Le XXème siècle a été le siècle des grandes réalisations scientifiques, mais aussi le siècle où se sont concrétisées vaille que vaille les vieilles aspirations démocratiques, ainsi que les pires expériences totalitaires et concentrationnaires. On peut se demander, à ce stade, si les principes de l'utopie traditionnelle n'ont pas perdu de leur pertinence dès lors qu'ils perdaient également leur caractère de simple projection littéraire.
Si l'on examine les revendications de l'utopie traditionnelle, on constate que la plupart de celles-ci apparaissent infiniment plus accessibles aujourd'hui qu'on ne le supposait autrefois. En se donnant les moyens techniques, voire politiques, de réaliser l'utopie, l'humanité désamorçait la foi et le rêve. La question paradoxale qu'Aldous Huxley épinglait en épigraphe du Meilleur des Mondes était « Comment éviter leur réalisation définitive ? »

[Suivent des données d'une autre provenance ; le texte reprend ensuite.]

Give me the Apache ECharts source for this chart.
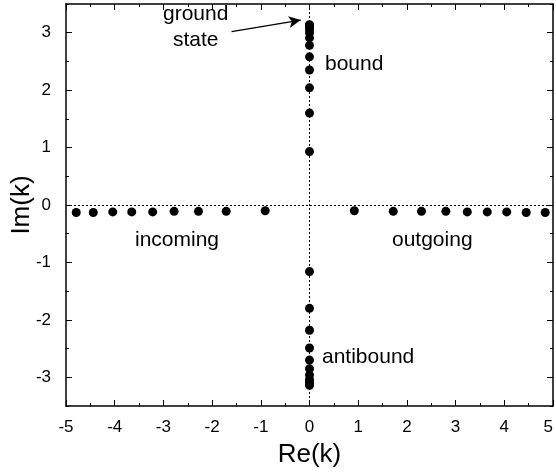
<!DOCTYPE html>
<html>
<head>
<meta charset="utf-8">
<script src="https://cdn.jsdelivr.net/npm/echarts@6/dist/echarts.min.js"></script>
<style>
  html, body { margin: 0; padding: 0; background: #fff; }
  #chart { width: 556px; height: 472px; }
</style>
</head>
<body>
<div id="chart"></div>
<script>
// poles in the complex k plane
var boundIm = [0.93, 1.60, 2.04, 2.35, 2.58, 2.78, 2.91, 3.00, 3.06, 3.10, 3.13, 3.14];
var antiboundIm = [-1.16, -1.80, -2.18, -2.49, -2.70, -2.85, -2.96, -3.04, -3.09, -3.12, -3.14];
var incomingRe = [-4.79, -4.44, -4.04, -3.65, -3.22, -2.78, -2.28, -1.71, -0.91];
var incomingIm = [-0.13, -0.13, -0.12, -0.12, -0.12, -0.11, -0.11, -0.11, -0.10];
var outgoingRe = [0.92, 1.72, 2.30, 2.80, 3.24, 3.65, 4.05, 4.45, 4.84];
var outgoingIm = [-0.10, -0.11, -0.11, -0.11, -0.12, -0.12, -0.12, -0.13, -0.13];

// tick positions
var xMajor = [-5, -4, -3, -2, -1, 0, 1, 2, 3, 4, 5];
var xMinor = [-4.5, -3.5, -2.5, -1.5, -0.5, 0.5, 1.5, 2.5, 3.5, 4.5];
var yMajor = [-3, -2, -1, 0, 1, 2, 3];
var yMinor = [-3.5, -2.5, -1.5, -0.5, 0.5, 1.5, 2.5, 3.5];

var points = [];
boundIm.forEach(function (v) { points.push([0, v]); });
antiboundIm.forEach(function (v) { points.push([0, v]); });
incomingRe.forEach(function (v, i) { points.push([v, incomingIm[i]]); });
outgoingRe.forEach(function (v, i) { points.push([v, outgoingIm[i]]); });

var font = '"Liberation Sans", Arial, sans-serif';
var black = '#000';

// one axis = frame side with long ticks, a twin with short ticks and no line
function makeAxis(type, pos, majors, minors, extra) {
  var range = type === 'x' ? { min: -5, max: 5 } : { min: -3.5, max: 3.5 };
  var main = {
    type: 'value', min: range.min, max: range.max, position: pos,
    axisLine: { show: true, onZero: false, lineStyle: { color: black, width: 1.5 } },
    axisTick: { show: true, inside: true, length: 6, customValues: majors, lineStyle: { color: black, width: 1 } },
    axisLabel: { show: false },
    splitLine: { show: false }
  };
  for (var k in extra) main[k] = extra[k];
  var twin = {
    type: 'value', min: range.min, max: range.max, position: pos,
    axisLine: { show: false, onZero: false },
    axisTick: { show: true, inside: true, length: 3, customValues: minors, lineStyle: { color: black, width: 1 } },
    axisLabel: { show: false },
    splitLine: { show: false }
  };
  return [main, twin];
}

var xAxes = []
  .concat(makeAxis('x', 'bottom', xMajor, xMinor, {
    name: 'Re(k)', nameLocation: 'middle', nameGap: 36, nameMoveOverlap: false,
    nameTextStyle: { fontFamily: font, fontSize: 26, color: black },
    axisLabel: { show: true, customValues: xMajor, margin: 13, fontFamily: font, fontSize: 17, color: black, alignMaxLabel: 'right' }
  }))
  .concat(makeAxis('x', 'top', xMajor, xMinor, {}));

var yAxes = []
  .concat(makeAxis('y', 'left', yMajor, yMinor, {
    name: 'Im(k)', nameLocation: 'middle', nameGap: 31, nameMoveOverlap: false,
    nameTextStyle: { fontFamily: font, fontSize: 26, color: black },
    axisLabel: { show: true, customValues: yMajor, margin: 15, fontFamily: font, fontSize: 17, color: black }
  }))
  .concat(makeAxis('y', 'right', yMajor, yMinor, {}));

var chart = echarts.init(document.getElementById('chart'));
chart.setOption({
  animation: false,
  backgroundColor: '#fff',
  grid: { left: 66, right: 3, top: 4, bottom: 66, containLabel: false, outerBoundsMode: 'none' },
  xAxis: xAxes,
  yAxis: yAxes,
  series: [
    {
      type: 'scatter',
      xAxisIndex: 0,
      yAxisIndex: 0,
      data: points,
      symbol: 'circle',
      symbolSize: 9,
      itemStyle: { color: black, opacity: 1 },
      z: 5,
      markLine: {
        silent: true,
        symbol: 'none',
        label: { show: false },
        lineStyle: { color: black, type: [2, 2], width: 1, opacity: 1 },
        data: [{ xAxis: 0 }, { yAxis: 0 }]
      }
    },
    {
      type: 'line',
      xAxisIndex: 0,
      yAxisIndex: 0,
      data: [],
      markLine: {
        silent: true,
        symbol: ['none', 'arrow'],
        symbolSize: [9, 12],
        label: { show: false },
        lineStyle: { color: black, type: 'solid', width: 1.3, opacity: 1 },
        data: [[{ coord: [-1.6, 3.02] }, { coord: [-0.18, 3.22] }]]
      }
    }
  ],
  graphic: [
    { type: 'text', left: 163, top: 4, style: { text: 'ground', font: '21px ' + font, fill: black } },
    { type: 'text', left: 173, top: 30, style: { text: 'state', font: '21px ' + font, fill: black } },
    { type: 'text', left: 325, top: 54, style: { text: 'bound', font: '21px ' + font, fill: black } },
    { type: 'text', left: 135, top: 230, style: { text: 'incoming', font: '21px ' + font, fill: black } },
    { type: 'text', left: 392, top: 230, style: { text: 'outgoing', font: '21px ' + font, fill: black } },
    { type: 'text', left: 322, top: 347, style: { text: 'antibound', font: '21px ' + font, fill: black } }
  ]
});
</script>
</body>
</html>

Ce que rejette notre époque, ce sont les tentations du bonheur par conditionnement, de la stabilité par renoncement et nivellements successifs, de l'unanimité sans participation. L'humain est perfectible, mais se défie de ses propres capacités de changement. Pervertissant à l'extrême les principes de la société utopique, Ray Bradbury faisait dire à un personnage de Fahrenheit 451 : « Chacun ne naît pas libre et égal aux autres, mais chacun est façonné égal aux autres. Tout homme est l'image de son semblable, ainsi tout le monde est content. »
Du XVIème au XIXème siècle, les créateurs d'utopie ont cru passionnément en l'humain, aux progrès de l'humain indissolublement liés aux progrès de la société et de la science. Nous savons, à présent, que la société et la science sont aussi capables de nier l'humain. Dans cette optique, le pessimisme de l'anti-utopie moderne, et plus généralement celui de la science-fiction, pourrait bien être le pessimisme d'une civilisation qui désavoue ses propres principes sans trouver l'énergie, le courage ou les motivations d'en définir de nouveaux.